Prestação pecuniária significa pagamento de algum valor, ou cumprimento de obrigação de pagar uma dívida. A recente lei trouxe uma novidade subjetiva, aberta. O que seriam medidas indutivas e coercitivas para assegurar o pagamento de uma dívida? Como o legislador não se ocupou em particularizar essas medidas, publicada a nova legislação, os debates começaram no meio jurídico e empresarial. Opiniões as mais diversas e extremas.

Umas das correntes de interpretação levou a inúmeras ordens judiciais de suspensão de passaporte e carteira de habilitação. Os defensores desse pensamento dizem que, se a pessoa tem dívidas e não consegue pagar ao credor, como ela vai ficar viajando mundo afora? Dirigir um carro? Absolutamente não! Se o cidadão não paga a sua dívida, ele também não pode se dar ao luxo de conduzir um veículo. Vamos então suspender o direito de ele viajar para fora do país e de dirigir! Por mais absurda que possa parecer essa visão do assunto, o fato é que ela se fez valer.

Felizmente, no entanto, os tribunais brasileiros começaram a se posicionar em sentido contrário, revogando decisões de juízes que suspenderam o passaporte e a CNH de devedores. Não há como se sustentar esse tipo de restrição injusta e desmedida. Impedir a pessoa de dirigir e viajar para o exterior por causa de uma dívida não paga, equivale a um perigoso retrocesso na ordem democrática.

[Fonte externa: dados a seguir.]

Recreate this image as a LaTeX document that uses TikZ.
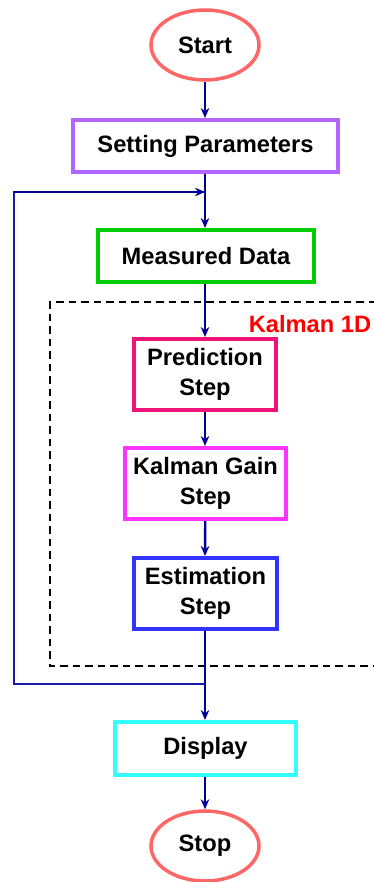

O Tribunal Regional do Trabalho da 4ª Região, no Rio Grande do Sul, foi firme ao mudar uma ordem judicial de primeira instância, sustentando que, apesar de o artigo 139, inciso IV, do NCPC dispor que incumbe ao juiz determinar todas as medidas indutivas, coercitivas, mandamentais ou sub-rogatórias necessárias para assegurar o cumprimento de ordem judicial, inclusive nas ações que tenham por objeto prestação pecuniária, as medidas pretendidas pela exequente (suspensão da CNH, apreensão dos passaportes e cancelamento dos cartões de crédito dos executados) não se conformam aos ditames da proporcionalidade. De fato, os meios propostos não se mostram adequados, necessários ou proporcionais (stricto sensu) à finalidade visada, qual seja, o pagamento da dívida. A apreensão dos passaportes, por exemplo, não é capaz de ensejar a satisfação do crédito – por outro lado, atenta de forma grave contra o direito à liberdade de locomoção assegurado constitucionalmente.

O Superior Tribunal de Justiça – STJ também já se posicionou pela total impossibilidade de mera suspensão de passaporte e CNH para forçar o devedor a pagar uma dívida: “Noutro ponto, vale frisar que o reconhecido do mérito da inovação e fato de as regras modernas de processo, instituídas pelo código de 2015, preocuparem-se, primordialmente, com a efetividade da tutela jurisdicional, não é menos certo que essas novas diretrizes, em nenhuma circunstância, se dissociarão dos ditames constitucionais, constatação que remete à ideia de possibilidades de implementação de direito (cumprimento) que não sejam discricionárias (ou verdadeiramente autoritárias), por objetivos meramente pragmáticos, de restrição de direitos individuais. Vale dizer, pois, que a adoção de medidas de incursão na esfera de direitos do executado, notadamente direitos fundamentais, carecerá de legitimidade e configurar- se-á coação reprovável, sempre que vazia de respaldo constitucional ou previsão legal e na medida em que não se justificar em defesa de outro direito fundamental”.

Cobrar uma dívida é direito pleno do credor, mas abusar desse direito não pode ser admitido pelo nosso ordenamento jurídico.